Hollywood is recycling lots of old villains as new, postcrisis heroes. The trailer for Oliver Stone’s Wall Street: Money Never Sleeps shows Michael Douglas’ Gordon Gekko being released from jail in the present (but not without an empty money clip and his brick of a 1980s cell phone). Grizzled, shorn of status, and eager to repair severed family ties, Gekko is shocked to find that the greed he once celebrated now runs rampant and has become institutionalized. Nowadays he’s supposed to be one of the good guys.

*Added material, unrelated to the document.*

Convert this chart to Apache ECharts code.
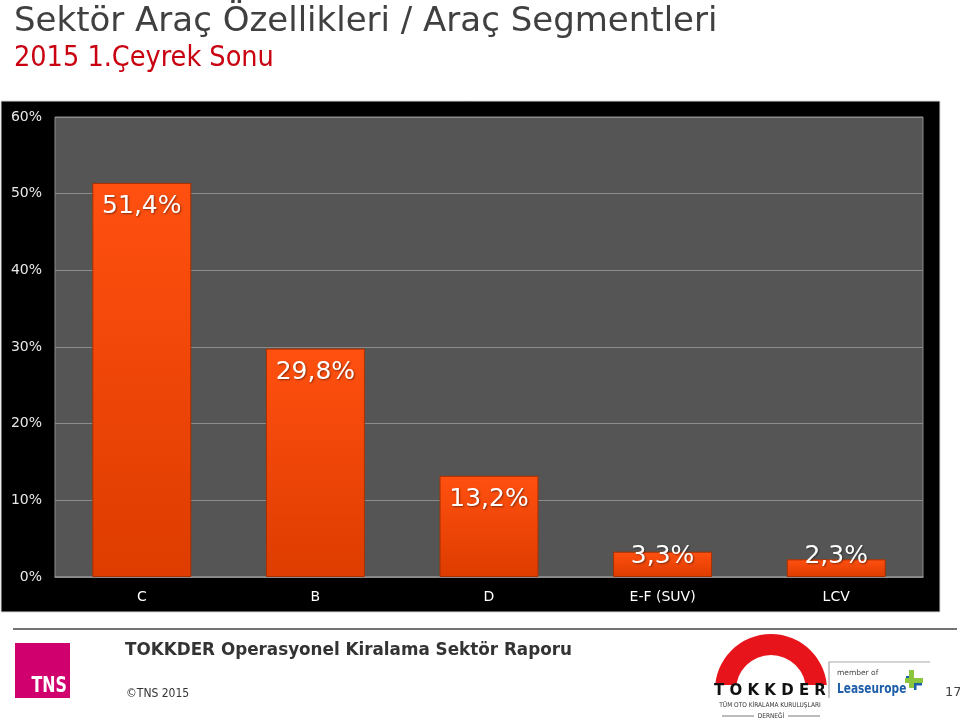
<!DOCTYPE html>
<html>
<head>
<meta charset="utf-8">
<script src="https://cdn.jsdelivr.net/npm/echarts@6/dist/echarts.min.js"></script>
<style>
html,body{margin:0;padding:0;background:#fff;}
#c{width:960px;height:721px;}
</style>
</head>
<body>
<div id="c"></div>
<script>
const categories = ['C', 'B', 'D', 'E-F (SUV)', 'LCV'];
const values = [51.4, 29.8, 13.2, 3.3, 2.3];
const yMin = 0, yMax = 60, yInterval = 10;

const titleText = 'Sektör Araç Özellikleri / Araç Segmentleri';
const subtitleText = '2015 1.Çeyrek Sonu';
const footerTitle = 'TOKKDER Operasyonel Kiralama Sektör Raporu';
const footerCopy = '\u00A9TNS 2015';
const pageNo = '17';

const GRID = { left: 55, top: 117, right: 37, bottom: 144 };
const plotH = 721 - GRID.top - GRID.bottom;
const pxPerUnit = plotH / (yMax - yMin);

// label centre: 24px below bar top, but never lower than 21px above the axis
function labelItem(v) {
  const barPx = v * pxPerUnit;
  const rel = Math.min(24, barPx - 21);
  return {
    value: v,
    label: { position: ['50%', rel], align: 'center', verticalAlign: 'middle' }
  };
}

const chart = echarts.init(document.getElementById('c'), null, { renderer: 'canvas' });

const cond = '"DejaVu Sans Condensed", "DejaVu Sans"';

const option = {
  backgroundColor: '#ffffff',
  animation: false,
  grid: {
    left: GRID.left, top: GRID.top, right: GRID.right, bottom: GRID.bottom,
    show: true, backgroundColor: '#555555', borderColor: '#8c8c8c', borderWidth: 1,
    containLabel: false
  },
  xAxis: {
    type: 'category',
    data: categories,
    axisLine: { show: true, lineStyle: { color: '#8c8c8c', width: 1.5 } },
    axisTick: { show: false },
    axisLabel: { color: '#ffffff', fontSize: 14, fontFamily: 'DejaVu Sans', margin: 13 },
    splitLine: { show: false }
  },
  yAxis: {
    type: 'value',
    min: yMin, max: yMax, interval: yInterval,
    axisLine: { show: false },
    axisTick: { show: false },
    axisLabel: { color: '#e8e8e8', fontSize: 14, fontFamily: 'DejaVu Sans', margin: 13,
      formatter: v => v + '%' },
    splitLine: { show: true, lineStyle: { color: '#8c8c8c', width: 1 } }
  },
  series: [{
    type: 'bar',
    data: values.map(labelItem),
    barWidth: '57%',
    itemStyle: {
      color: new echarts.graphic.LinearGradient(0, 0, 0, 1, [
        { offset: 0, color: '#ff5010' },
        { offset: 1, color: '#de3c00' }
      ]),
      borderColor: '#a83000',
      borderWidth: 1
    },
    label: {
      show: true,
      color: '#ffffff',
      fontSize: 25,
      fontFamily: 'DejaVu Sans',
      textShadowColor: 'rgba(0,0,0,0.45)',
      textShadowBlur: 2,
      textShadowOffsetX: 1,
      textShadowOffsetY: 1,
      formatter: p => p.value.toFixed(1).replace('.', ',') + '%'
    }
  }],
  graphic: [
    // black chart panel
    { type: 'rect', z: -10, silent: true,
      shape: { x: 1, y: 101, width: 939, height: 511 },
      style: { fill: '#000000', stroke: '#d8d8d8', lineWidth: 1 } },
    // title
    { type: 'text', left: 14, top: 5,
      style: { text: titleText, fill: '#404040', font: '34px "DejaVu Sans"',
        shadowColor: 'rgba(0,0,0,0.35)', shadowBlur: 2, shadowOffsetX: 1, shadowOffsetY: 1 } },
    { type: 'text', left: 14, top: 44,
      style: { text: subtitleText, fill: '#c80010', font: '28.5px ' + cond,
        shadowColor: 'rgba(0,0,0,0.3)', shadowBlur: 2, shadowOffsetX: 1, shadowOffsetY: 1 } },
    // footer line
    { type: 'line', shape: { x1: 13, y1: 629, x2: 957, y2: 629 },
      style: { stroke: '#444444', lineWidth: 1.5 } },
    // TNS logo
    { type: 'rect', shape: { x: 15, y: 643, width: 55, height: 55 }, style: { fill: '#d1006f' } },
    { type: 'text', x: 67, y: 697, scaleX: 0.8,
      style: { text: 'TNS', x: 0, y: 0, fill: '#ffffff', font: 'bold 22px ' + cond,
        align: 'right', verticalAlign: 'bottom' } },
    // footer texts
    { type: 'text', x: 125, y: 651,
      style: { text: footerTitle, fill: '#333333', font: 'bold 16.8px "DejaVu Sans"', verticalAlign: 'middle' } },
    { type: 'text', x: 126, y: 694,
      style: { text: footerCopy, fill: '#333333', font: '12px ' + cond, verticalAlign: 'middle' } },
    { type: 'text', x: 945, y: 693,
      style: { text: pageNo, fill: '#444444', font: '13px "DejaVu Sans"', verticalAlign: 'middle' } },
    // TOKKDER logo arch
    { type: 'sector',
      shape: { cx: 771, cy: 690, r: 56, r0: 35, startAngle: Math.PI, endAngle: Math.PI * 2, clockwise: true },
      style: { fill: '#e8141c' } },
    { type: 'rect', shape: { x: 712, y: 685, width: 118, height: 8 }, style: { fill: '#ffffff' } },
    { type: 'text', x: 770, y: 691,
      style: { text: 'T O K K D E R', fill: '#111111', font: 'bold 15px "DejaVu Sans"',
        align: 'center', verticalAlign: 'middle' } },
    { type: 'text', x: 770, y: 705,
      style: { text: 'TÜM OTO KİRALAMA KURULUŞLARI', fill: '#333333', font: '6.5px ' + cond,
        align: 'center', verticalAlign: 'middle' } },
    { type: 'text', x: 771, y: 716,
      style: { text: 'DERNEĞİ', fill: '#333333', font: '6.5px ' + cond,
        align: 'center', verticalAlign: 'middle' } },
    { type: 'line', shape: { x1: 722, y1: 716, x2: 754, y2: 716 }, style: { stroke: '#555', lineWidth: 0.8 } },
    { type: 'line', shape: { x1: 788, y1: 716, x2: 820, y2: 716 }, style: { stroke: '#555', lineWidth: 0.8 } },
    // Leaseurope
    { type: 'polyline', shape: { points: [[829, 698], [829, 662], [930, 662]] },
      style: { stroke: '#a8a8a8', lineWidth: 1.2, fill: null } },
    { type: 'text', x: 837, y: 673,
      style: { text: 'member of', fill: '#444444', font: '7.5px "DejaVu Sans"', verticalAlign: 'middle' } },
    { type: 'text', x: 837, y: 689, scaleX: 0.84,
      style: { text: 'Leaseurope', x: 0, y: 0, fill: '#1e5ea8', font: 'bold 14px ' + cond, verticalAlign: 'middle' } },
    { type: 'rect', shape: { x: 909, y: 670, width: 5, height: 18 }, style: { fill: '#8cc63f' } },
    { type: 'rect', shape: { x: 905, y: 678, width: 18, height: 5 }, style: { fill: '#8cc63f' } },
    { type: 'rect', shape: { x: 914, y: 683, width: 8, height: 2.5 }, style: { fill: '#1e5ea8' } },
    { type: 'rect', shape: { x: 914, y: 683, width: 2.5, height: 7 }, style: { fill: '#1e5ea8' } },
    { type: 'rect', shape: { x: 906, y: 676, width: 3, height: 2 }, style: { fill: '#1e5ea8' } }
  ]
};
chart.setOption(option);
</script>
</body>
</html>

Wall Street: Money Never Sleepsis one of the few big-budget pieces of crisis culture. But there’s some clever stuff done on the cheap. NPR’s This American Life in April aired a hilarious  two-minute show tune, written by Avenue Q co-creator Robert Lopez, about a hedge fund’s bets against subprime mortgages, “Bet Against the American Dream.” And actors at Iceland’s Reykjavik City Theater recently began a dramatic reading of a 2,250-page report about the country’s financial crisis. If you think it’s tough to grasp this stuff in English, try it in Icelandic.

In these chastened, indie-budget times, why bother to invent new villains and story lines when old ones are essentially interchangeable? Adam Haslett’s Union Atlantic, an engaging but not-too-ambitious novel about bank bailouts, is very much of the moment, even though Haslett said he wrote the first scenes in the wake of the Enron debacle.

Enron proves that you’ve got to add a lot of bells and whistles to enliven a story that is essentially about meetings and people pushing buttons on computers. There are dance routines, a musical number about commodity prices, a sketch involving light sabers, and plenty of other shtick: The board of directors is costumed as three blind mice, and actors with dinosaur heads eat debt fed to them by Chief Financial Officer Andrew Fastow. In a closing scene, Skilling is confronted by employees at a funeral. He’s disgraced, alone, uncomprehending—and yet we don’t feel for him. There’s only so much lipstick you can put on a greedy pig.